Assets and liabilities of banking sector jump, despite pandemic

Graph of economic trend
Graph of economic trend (Photo credit: Anna Nekrashevich)

Data released by the Nethersole Place-headquartered Bank of Jamaica (BoJ) revealed that although the nominal value of the economy had declined by almost 10 per cent (from $2.12 trillion to $1.984 trillion between March of last year and March of this year), because of the negative impact of the deadly COVID-19 pandemic, the assets of the commercial banking sector jumped by almost $200 billion, from $1.69 trillion or 80.9 per cent of GDP to $1.91 trillion or 95.7 per cent of GDP. During this period, also, the loans and advances of the sector climbed in dollar terms from $849.01 billion to $917.71 billion, but the loan to assets ratio dipped from 49.9 to 48.3 per cent. Simply translated, $132.00 billion of the increase in system’s assets had nothing to do with its core function of lending.

                                                           Commercial banks’ assets (j$t/ %gdp)

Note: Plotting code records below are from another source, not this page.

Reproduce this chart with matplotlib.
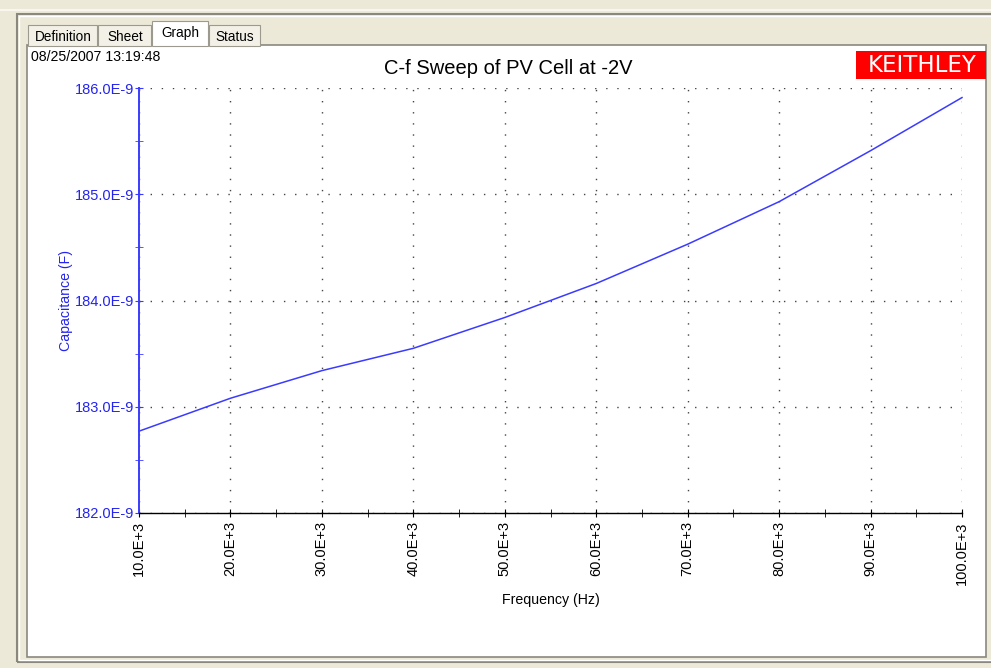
import matplotlib
matplotlib.use("Agg")
import matplotlib.pyplot as plt
from matplotlib.patches import Rectangle
from matplotlib.ticker import MultipleLocator, FuncFormatter

# data
freq_hz = [10e3, 20e3, 30e3, 40e3, 50e3, 60e3, 70e3, 80e3, 90e3, 100e3]
cap_nf = [182.77, 183.08, 183.34, 183.55, 183.84, 184.16, 184.53, 184.93, 185.41, 185.91]
tabs = ["Definition", "Sheet", "Graph", "Status"]
stamp = "08/25/2007 13:19:48"

W, H = 991, 668
plt.rcParams['font.family'] = ['Liberation Sans', 'DejaVu Sans']
fig = plt.figure(figsize=(W / 100, H / 100), dpi=100, facecolor="#ECE9D8")

def px_rect(x0, y0, x1, y1, **kw):
    fig.patches.append(Rectangle((x0 / W, 1 - y1 / H), (x1 - x0) / W, (y1 - y0) / H,
                                 transform=fig.transFigure, **kw))

# window frame
px_rect(17, 14, 1000, 662, facecolor="none", edgecolor="#8A887E", lw=1.5)
px_rect(19, 16, 1000, 660, facecolor="none", edgecolor="#FFFFFF", lw=1)
px_rect(0, 9, 991, 11, facecolor="#F8F6EE", edgecolor="none")
px_rect(27, 45, 986, 657, facecolor="white", edgecolor="#8A887E", lw=1.2)

# tabs
tab_x = [28, 98, 152, 209, 261]
for i, name in enumerate(tabs):
    sel = name == "Graph"
    y0 = 21 if sel else 25
    px_rect(tab_x[i], y0, tab_x[i + 1] - 1, 46, facecolor="white" if sel else "#F3F1E7",
            edgecolor="#9C9A8F", lw=0.8, zorder=2)
    fig.text((tab_x[i] + tab_x[i + 1]) / 2 / W, 1 - (y0 + 12) / H, name,
             ha="center", va="center", fontsize=9.8, color="black")

fig.text(31 / W, 1 - 57 / H, stamp, ha="left", va="center", fontsize=10.2)

# keithley logo
px_rect(856, 51, 986, 79, facecolor="#FF0000", edgecolor="none", zorder=3)
fig.text(922 / W, 1 - 65 / H, "KEITHLEY", ha="center", va="center",
         fontsize=16.5, color="white", family="DejaVu Sans", zorder=4)

fig.text(508 / W, 1 - 69 / H, "C-f Sweep of PV Cell at -2V", ha="center", va="center",
         fontsize=14.5)

ax = fig.add_axes([139 / W, 1 - 513 / H, (962 - 139) / W, (513 - 88) / H])
ax.set_zorder(5)
ax.patch.set_alpha(0)
ax.plot(freq_hz, cap_nf, color="#3B3BFF", lw=1.1, clip_on=False, zorder=3)
ax.set_xlim(10e3, 100e3)
ax.set_ylim(182, 186)

ax.xaxis.set_major_locator(MultipleLocator(10e3))
ax.xaxis.set_minor_locator(MultipleLocator(5e3))
ax.yaxis.set_major_locator(MultipleLocator(1))
ax.yaxis.set_minor_locator(MultipleLocator(0.5))
ax.xaxis.set_major_formatter(FuncFormatter(lambda v, p: "%.1fE+3" % (v / 1e3)))
ax.yaxis.set_major_formatter(FuncFormatter(lambda v, p: "%.1fE-9" % v))

ax.grid(True, which="major", ls=(0, (1, 7)), color="#444444", lw=1.0)
for s in ("top", "right"):
    ax.spines[s].set_visible(False)
ax.spines["left"].set_color("#3B3BFF")
ax.spines["left"].set_linewidth(1.4)
ax.spines["bottom"].set_color("black")
ax.spines["bottom"].set_linewidth(1.0)

ax.tick_params(axis="y", which="both", direction="inout", colors="#3B3BFF",
               labelcolor="#2424F0", labelsize=10.5, pad=0.5, length=6)
ax.tick_params(axis="x", which="both", direction="inout", colors="black",
               labelsize=10.5, pad=3, length=6)
for lab in ax.get_xticklabels():
    lab.set_rotation(90)

ax.set_xlabel("Frequency (Hz)", fontsize=10.2, labelpad=6)
ax.set_ylabel("Capacitance (F)", fontsize=10.2, color="#2424F0", labelpad=1)

fig.savefig("out.png", dpi=100, facecolor=fig.get_facecolor())
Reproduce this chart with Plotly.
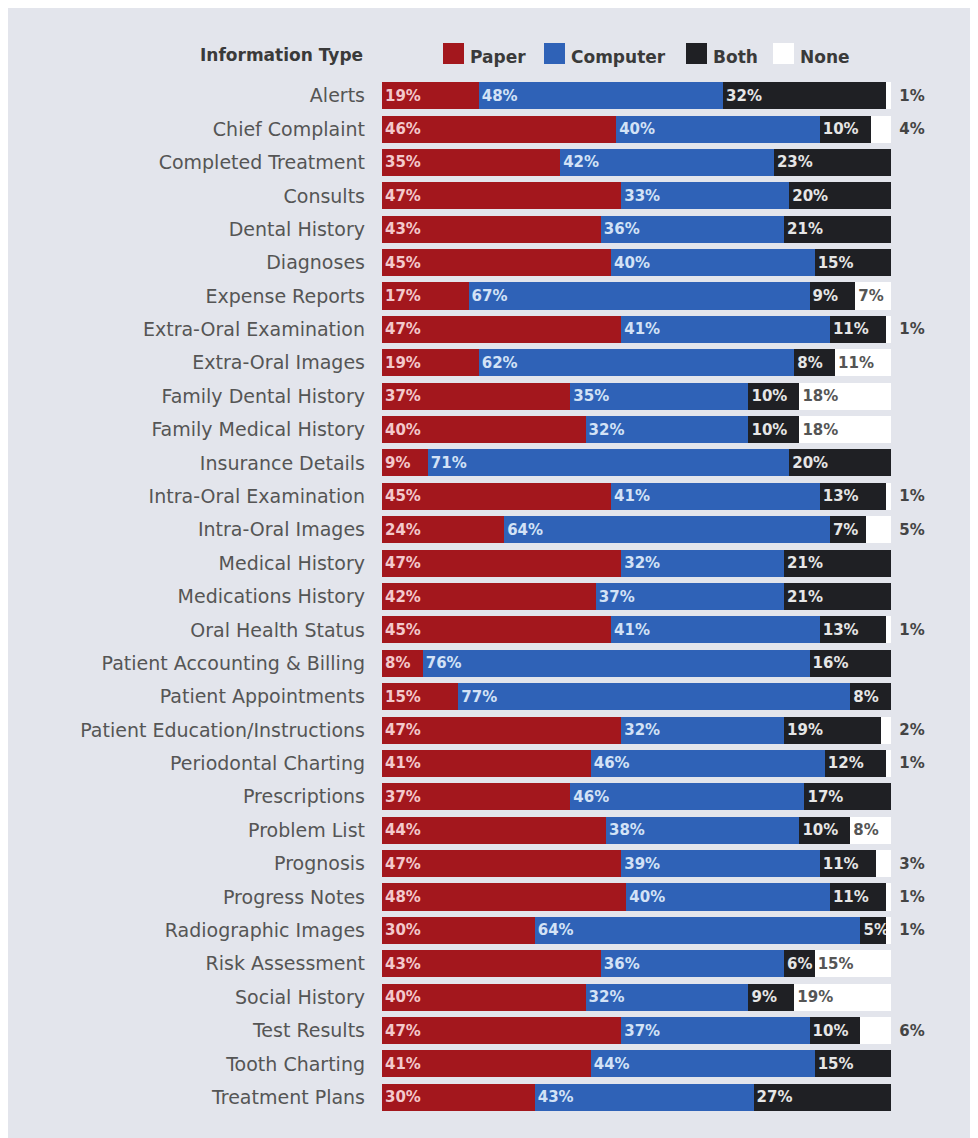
import plotly.graph_objects as go

categories = ["Alerts", "Chief Complaint", "Completed Treatment", "Consults", "Dental History",
              "Diagnoses", "Expense Reports", "Extra-Oral Examination", "Extra-Oral Images",
              "Family Dental History", "Family Medical History", "Insurance Details",
              "Intra-Oral Examination", "Intra-Oral Images", "Medical History",
              "Medications History", "Oral Health Status", "Patient Accounting & Billing",
              "Patient Appointments", "Patient Education/Instructions", "Periodontal Charting",
              "Prescriptions", "Problem List", "Prognosis", "Progress Notes",
              "Radiographic Images", "Risk Assessment", "Social History", "Test Results",
              "Tooth Charting", "Treatment Plans"]
paper = [19, 46, 35, 47, 43, 45, 17, 47, 19, 37, 40, 9, 45, 24, 47, 42, 45, 8, 15, 47, 41, 37, 44, 47, 48, 30, 43, 40, 47, 41, 30]
computer = [48, 40, 42, 33, 36, 40, 67, 41, 62, 35, 32, 71, 41, 64, 32, 37, 41, 76, 77, 32, 46, 46, 38, 39, 40, 64, 36, 32, 37, 44, 43]
both = [32, 10, 23, 20, 21, 15, 9, 11, 8, 10, 10, 20, 13, 7, 21, 21, 13, 16, 8, 19, 12, 17, 10, 11, 11, 5, 6, 9, 10, 15, 27]
none = [1, 4, 0, 0, 0, 0, 7, 1, 11, 18, 18, 0, 1, 5, 0, 0, 1, 0, 0, 2, 1, 0, 8, 3, 1, 1, 15, 19, 6, 0, 0]

series = [("Paper", paper, "#a3171d", "#f3c9cc"),
          ("Computer", computer, "#2f62b7", "#d3e2f6"),
          ("Both", both, "#1f2024", "#e6e6e6"),
          ("None", none, "#ffffff", "#555555")]

BG = "#e3e5ec"
FONT = "DejaVu Sans"

L, R, T, B = 374, 95, 71, 32
PW = 978 - L - R
PH = 1138 - T - B

fig = go.Figure()
for name, vals, color, tcolor in series:
    if name == "None":
        pos = ["inside" if v >= 7 else "outside" for v in vals]
        texts = [("" if v == 0 else (f"{v}%" if v >= 7 else f" {v}%")) for v in vals]
    else:
        pos = ["inside"] * len(vals)
        texts = [f"{v}%" if v > 0 else "" for v in vals]
    fig.add_trace(go.Bar(
        y=categories, x=vals, name=name, orientation="h",
        marker=dict(color=color, line=dict(width=0)),
        text=texts, textposition=pos, insidetextanchor="start", textangle=0,
        textfont=dict(family=FONT, size=15, color=tcolor, weight="bold"),
        outsidetextfont=dict(family=FONT, size=15, color="#444444", weight="bold"),
        cliponaxis=False, showlegend=False, hoverinfo="skip",
    ))

fig.update_layout(
    width=978, height=1138,
    barmode="stack", bargap=0.19,
    paper_bgcolor=BG, plot_bgcolor=BG,
    margin=dict(l=L, r=R, t=T, b=B),
    uniformtext=dict(minsize=15, mode="show"),
    xaxis=dict(range=[0, 100], visible=False, fixedrange=True),
    yaxis=dict(autorange="reversed", showgrid=False, zeroline=False, showline=False,
               ticks="", ticklabelstandoff=16,
               tickfont=dict(family=FONT, size=19, color="#555555")),
    font=dict(family=FONT),
)

# header and legend
fig.add_annotation(xref="paper", yref="paper", x=-17/PW, y=1 + 24/PH, xanchor="right", yanchor="middle",
                   text="<b>Information Type</b>", showarrow=False,
                   font=dict(family=FONT, size=17, color="#3a3a3a"))
legend_items = [("Paper", "#a3171d", 443), ("Computer", "#2f62b7", 544),
                ("Both", "#1f2024", 686), ("None", "#ffffff", 773)]
for label, color, px in legend_items:
    x0 = (px - 382) / PW
    x1 = (px + 21 - 382) / PW
    fig.add_shape(type="rect", xref="paper", yref="paper", x0=x0, x1=x1,
                  y0=1 + 15/PH, y1=1 + 36/PH, fillcolor=color, line=dict(width=0))
    fig.add_annotation(xref="paper", yref="paper", x=x1 + 4/PW, y=1 + 22/PH,
                       xanchor="left", yanchor="middle", text="<b>" + label + "</b>", showarrow=False,
                       font=dict(family=FONT, size=17, color="#3a3a3a"))

fig.write_html("out.html")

March 2020      % GDP      March 2021      % GDP

$1.69                  80.90          $1.91               95.70

The value of securities held by the eight members of the commercial banking system jumped from $184.7 billion in March of 2020 to $233.75 billion in March of 2021. Local currency denominated securities climbed from $106.38 billion to $112.73 billion, while foreign currency denominated securities zipped to $121.02 billion from $78.49 billion.  Meanwhile, cash and bank balances rose from $332.16 billion to $355.43 billion, while loans as a percentage of total deposits-loan to deposits ratio also fell from 74.60 to 70.59 per cent during the one-year period under review. The rate of nominal loan growth also tumbled from 15.8 in March of 2020 to 8.8 per cent in March of 2021.

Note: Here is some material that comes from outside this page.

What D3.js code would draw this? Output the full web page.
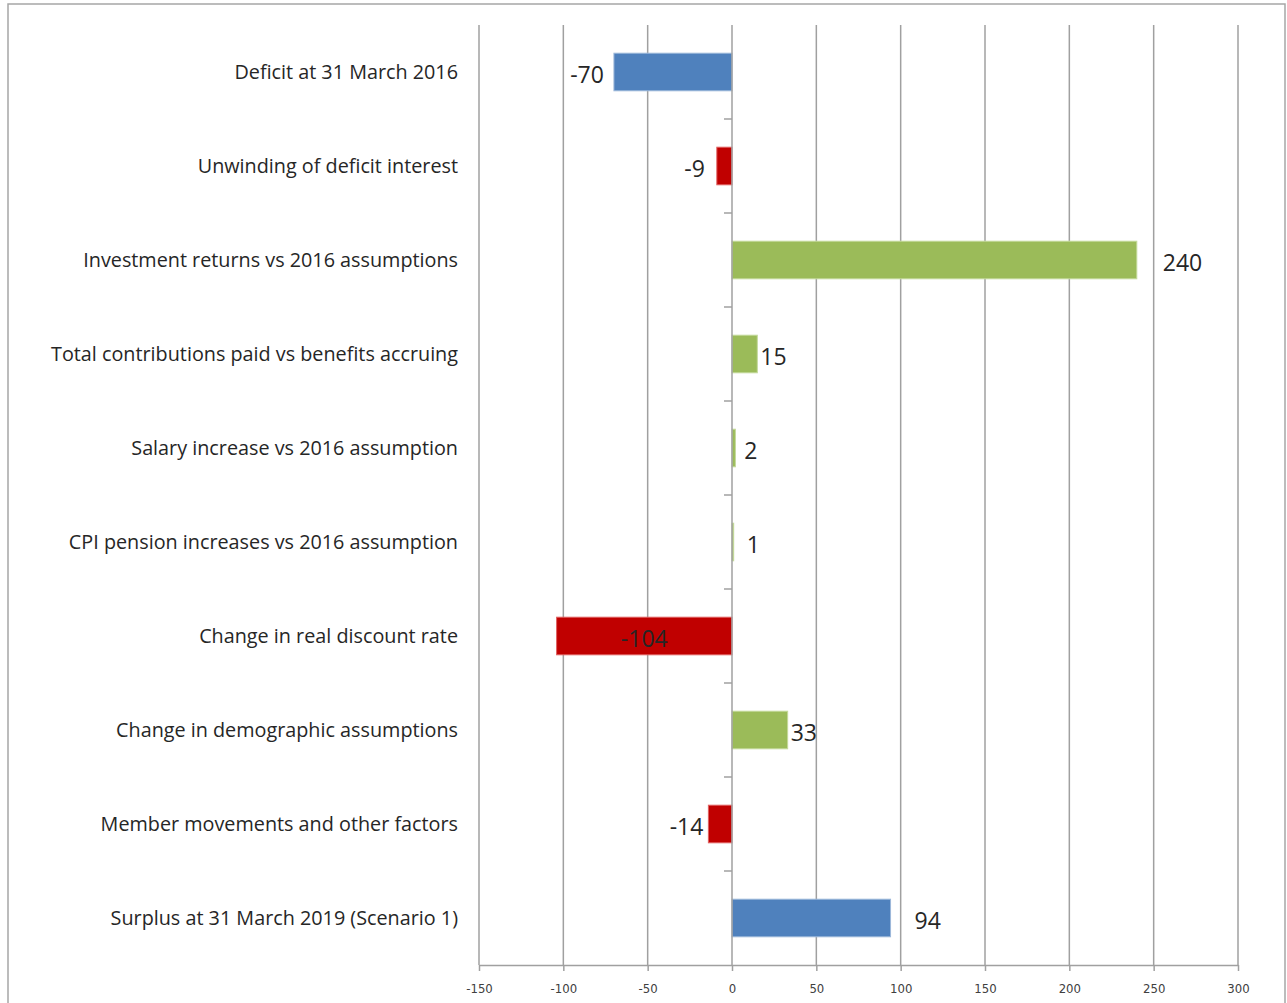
<!DOCTYPE html>
<html>
<head>
<meta charset="utf-8">
<script src="https://cdnjs.cloudflare.com/ajax/libs/d3/7.8.5/d3.min.js"></script>
<style>
  body { margin: 0; background: #fff; }
  svg { display: block; }
</style>
</head>
<body>
<svg id="chart"></svg>
<script>
// chart data
var categories = [
    "Deficit at 31 March 2016",
    "Unwinding of deficit interest",
    "Investment returns vs 2016 assumptions",
    "Total contributions paid vs benefits accruing",
    "Salary increase vs 2016 assumption",
    "CPI pension increases vs 2016 assumption",
    "Change in real discount rate",
    "Change in demographic assumptions",
    "Member movements and other factors",
    "Surplus at 31 March 2019 (Scenario 1)"
];
var values = [-70, -9, 240, 15, 2, 1, -104, 33, -14, 94];
var kinds = ["total", "down", "up", "up", "up", "up", "down", "up", "down", "total"];
var xTicks = [-150, -100, -50, 0, 50, 100, 150, 200, 250, 300];

// label placement, the way the labels sit in the original (gap from bar end, px)
var labelGap = [10, 12, 26, 3, 9, 13, "inside", 3, 5, 24];

var colors = { total: "#4f81bd", down: "#c00000", up: "#9bbb59" };
var edge = { total: "#9db8da", down: "#e06060", up: "#c4d99b" };

var width = 1287, height = 1003;
var margin = { top: 25, right: 49, bottom: 38, left: 479 };
var font = "'Open Sans', 'Liberation Sans', sans-serif";

var svg = d3.select("#chart").attr("width", width).attr("height", height);

// outer frame
svg.append("rect")
    .attr("x", 8).attr("y", 4)
    .attr("width", 1277).attr("height", 1010)
    .attr("fill", "none").attr("stroke", "#a6a6a6").attr("stroke-width", 1.5);

var x = d3.scaleLinear().domain([-150, 300]).range([margin.left, width - margin.right]);
var y = d3.scaleBand().domain(categories).range([margin.top, height - margin.bottom]).paddingInner(0).paddingOuter(0);

// vertical gridlines
svg.append("g").selectAll("line")
    .data(xTicks.filter(function(d){ return d !== 0; }))
    .enter().append("line")
    .attr("x1", function(d){ return x(d); }).attr("x2", function(d){ return x(d); })
    .attr("y1", margin.top).attr("y2", height - margin.bottom)
    .attr("stroke", "#a0a0a0").attr("stroke-width", 1.5);

// bottom axis
var xAxis = svg.append("g")
    .attr("transform", "translate(0," + (height - margin.bottom) + ")")
    .call(d3.axisBottom(x).tickValues(xTicks).tickSize(6).tickPadding(13).tickSizeOuter(0)
        .tickFormat(function(d){ return String(d); }));
xAxis.select(".domain").attr("stroke", "#a0a0a0").attr("stroke-width", 1.5);
xAxis.selectAll(".tick line").attr("stroke", "#a0a0a0").attr("stroke-width", 1.5);
xAxis.selectAll("text")
    .attr("fill", "#404040")
    .style("font-family", "'Liberation Sans Narrow', 'DejaVu Sans Condensed', sans-serif")
    .style("font-size", "13px");

// bars
var barH = y.bandwidth() * 0.4;
svg.append("g").selectAll("rect")
    .data(values)
    .enter().append("rect")
    .attr("x", function(d){ return Math.min(x(0), x(d)); })
    .attr("width", function(d){ return Math.abs(x(d) - x(0)); })
    .attr("y", function(d, i){ return y(categories[i]) + (y.bandwidth() - barH) / 2; })
    .attr("height", barH)
    .attr("fill", function(d, i){ return colors[kinds[i]]; })
    .attr("stroke", function(d, i){ return edge[kinds[i]]; })
    .attr("stroke-width", 1);

// zero line with category ticks
svg.append("line")
    .attr("x1", x(0)).attr("x2", x(0))
    .attr("y1", margin.top).attr("y2", height - margin.bottom)
    .attr("stroke", "#a0a0a0").attr("stroke-width", 1.5);
svg.append("g").selectAll("line")
    .data(categories.slice(1))
    .enter().append("line")
    .attr("x1", x(0) - 8).attr("x2", x(0))
    .attr("y1", function(d){ return y(d); }).attr("y2", function(d){ return y(d); })
    .attr("stroke", "#a0a0a0").attr("stroke-width", 1.5);

// category labels
svg.append("g").selectAll("text")
    .data(categories)
    .enter().append("text")
    .attr("x", 458)
    .attr("y", function(d){ return y(d) + y.bandwidth() / 2; })
    .attr("dy", "0.35em")
    .attr("text-anchor", "end")
    .attr("fill", "#262626")
    .style("font-family", font)
    .style("font-size", "19.8px")
    .text(function(d){ return d; });

// value labels
svg.append("g").selectAll("text")
    .data(values)
    .enter().append("text")
    .attr("x", function(d, i){
        if (labelGap[i] === "inside") return (x(0) + x(d)) / 2;
        return d < 0 ? x(d) - labelGap[i] : x(d) + labelGap[i];
    })
    .attr("y", function(d, i){ return y(categories[i]) + y.bandwidth() / 2 + 3; })
    .attr("dy", "0.35em")
    .attr("text-anchor", function(d, i){
        if (labelGap[i] === "inside") return "middle";
        return d < 0 ? "end" : "start";
    })
    .attr("fill", "#262626")
    .style("font-family", font)
    .style("font-size", "23px")
    .text(function(d){ return d; });
</script>
</body>
</html>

The assets of the Michael Lee Chin-controlled National Commercial Bank Jamaica Limited (NCB) ballooned by approximately $119.00 billion to $729.25 billion; Jamaica Money Market Brokers (JMMB) Bank by $33.00 billion to $116.99 billion; Scotiabank Jamaica Limited (Scotiabank) by almost $5 billion to $450.82 billion and Citibank Jamaica Limited by $6.78 billion to $29.62 billion.

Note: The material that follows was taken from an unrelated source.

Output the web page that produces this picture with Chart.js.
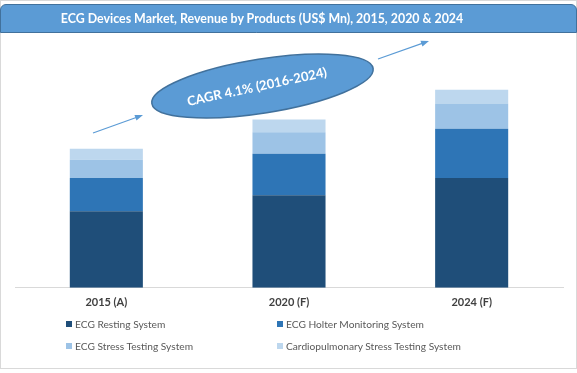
<!DOCTYPE html>
<html>
<head>
<meta charset="utf-8">
<script src="https://cdn.jsdelivr.net/npm/chart.js@4/dist/chart.umd.min.js"></script>
<style>
  html, body { margin: 0; padding: 0; background: #fff; }
  #wrap { position: relative; width: 577px; height: 373px; overflow: hidden; }
  #frame { position: absolute; left: 0; top: 0; width: 575px; height: 367px; border: 1px solid #d9d9d9; }
  #title {
    position: absolute; left: 0; top: 4px; width: 575px; height: 27px;
    background: #5b9bd5; border: 1px solid #41719c; border-radius: 6px 6px 0 0;
  }
  #title span {
    position: absolute; left: 261px; top: 0; transform: translateX(-50%);
    color: #fff; font: bold 12.4px Lato, sans-serif; line-height: 27px; white-space: nowrap;
  }
  canvas { position: absolute; left: 0; top: 0; }
  .lg { position: absolute; font: 10.2px Lato, sans-serif; color: #595959; line-height: 14px; white-space: nowrap; }
  .lg i { position: absolute; left: -9px; top: 4px; width: 6px; height: 6px; }
</style>
</head>
<body>
<div id="wrap">
  <div id="frame"></div>
  <canvas id="c" width="577" height="373"></canvas>
  <div id="title"><span>ECG Devices Market, Revenue by Products (US$ Mn), 2015, 2020 &amp; 2024</span></div>
  <div id="legend"></div>
</div>
<script>
// categories and series
const years = ["2015 (A)", "2020 (F)", "2024 (F)"];
const seriesNames = [
  "ECG Resting System",
  "ECG Holter Monitoring System",
  "ECG Stress Testing System",
  "Cardiopulmonary Stress Testing System",
];
const resting = [76, 92, 109];
const holter = [33, 41, 49];
const stress = [18, 21.5, 25];
const cardio = [11, 12.5, 13.5];
const colors = ["#1f4e79", "#2e75b6", "#9dc3e6", "#bdd7ee"];
const cagrText = "CAGR 4.1% (2016-2024)";

// legend, two columns
const legendPos = [[75, 317], [286, 317], [75, 339], [286, 339]];
const legendEl = document.getElementById("legend");
seriesNames.forEach((name, i) => {
  const d = document.createElement("div");
  d.className = "lg";
  d.style.left = legendPos[i][0] + "px";
  d.style.top = legendPos[i][1] + "px";
  d.innerHTML = `<i style="background:${colors[i]}"></i>${name}`;
  legendEl.appendChild(d);
});

// arrow helper
function arrow(ctx, x1, y1, x2, y2) {
  const a = Math.atan2(y2 - y1, x2 - x1);
  ctx.beginPath();
  ctx.moveTo(x1, y1);
  ctx.lineTo(x2 - 5 * Math.cos(a), y2 - 5 * Math.sin(a));
  ctx.stroke();
  ctx.beginPath();
  ctx.moveTo(x2, y2);
  ctx.lineTo(x2 - 8 * Math.cos(a) + 3 * Math.sin(a), y2 - 8 * Math.sin(a) - 3 * Math.cos(a));
  ctx.lineTo(x2 - 8 * Math.cos(a) - 3 * Math.sin(a), y2 - 8 * Math.sin(a) + 3 * Math.cos(a));
  ctx.closePath();
  ctx.fill();
}

// CAGR bubble + arrows
const cagrPlugin = {
  id: "cagr",
  afterDraw(chart) {
    const ctx = chart.ctx;
    ctx.save();
    ctx.strokeStyle = "#5b9bd5";
    ctx.fillStyle = "#5b9bd5";
    ctx.lineWidth = 1.2;
    arrow(ctx, 93, 133, 143, 115);
    arrow(ctx, 378, 59, 429, 41);

    ctx.beginPath();
    ctx.ellipse(262.5, 86, 112, 27, -9 * Math.PI / 180, 0, Math.PI * 2);
    ctx.fillStyle = "#5b9bd5";
    ctx.fill();
    ctx.strokeStyle = "#41719c";
    ctx.lineWidth = 1.5;
    ctx.stroke();

    ctx.translate(257, 87);
    ctx.rotate(-12 * Math.PI / 180);
    ctx.fillStyle = "#fff";
    ctx.font = "bold 13px Lato, sans-serif";
    ctx.textAlign = "center";
    ctx.textBaseline = "middle";
    ctx.fillText(cagrText, 0, 0);
    ctx.restore();
  },
};

const data = [resting, holter, stress, cardio];

new Chart(document.getElementById("c"), {
  type: "bar",
  data: {
    labels: years,
    datasets: seriesNames.map((name, i) => ({
      label: name,
      data: data[i],
      backgroundColor: colors[i],
      barPercentage: 0.4,
      categoryPercentage: 1,
    })),
  },
  options: {
    responsive: false,
    animation: false,
    layout: { padding: { left: 15, right: 14, top: 40, bottom: 56 } },
    plugins: {
      legend: { display: false },
      tooltip: { enabled: false },
    },
    scales: {
      x: {
        stacked: true,
        grid: { display: false, drawTicks: false },
        border: { display: true, color: "#d9d9d9" },
        ticks: {
          color: "#404040",
          padding: 8,
          font: { family: "Lato", size: 11, weight: "bold" },
        },
      },
      y: {
        stacked: true,
        display: false,
        min: 0,
        max: 246,
      },
    },
  },
  plugins: [cagrPlugin],
});
</script>
</body>
</html>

The data released by BoJ also confirmed that the sector is still dominated by the NCB/Scotiabank duopoly as they account for over 60 per cent of the assets and deposit liabilities of the sector. The data also demonstrated that NCB is winning the race as the dominant member of the duopoly with $729.25 billion in assets, compared with $450.82 billion for BNS and $425.44 billion in deposit liabilities, compared with Scotiabank’s $344.17 billion.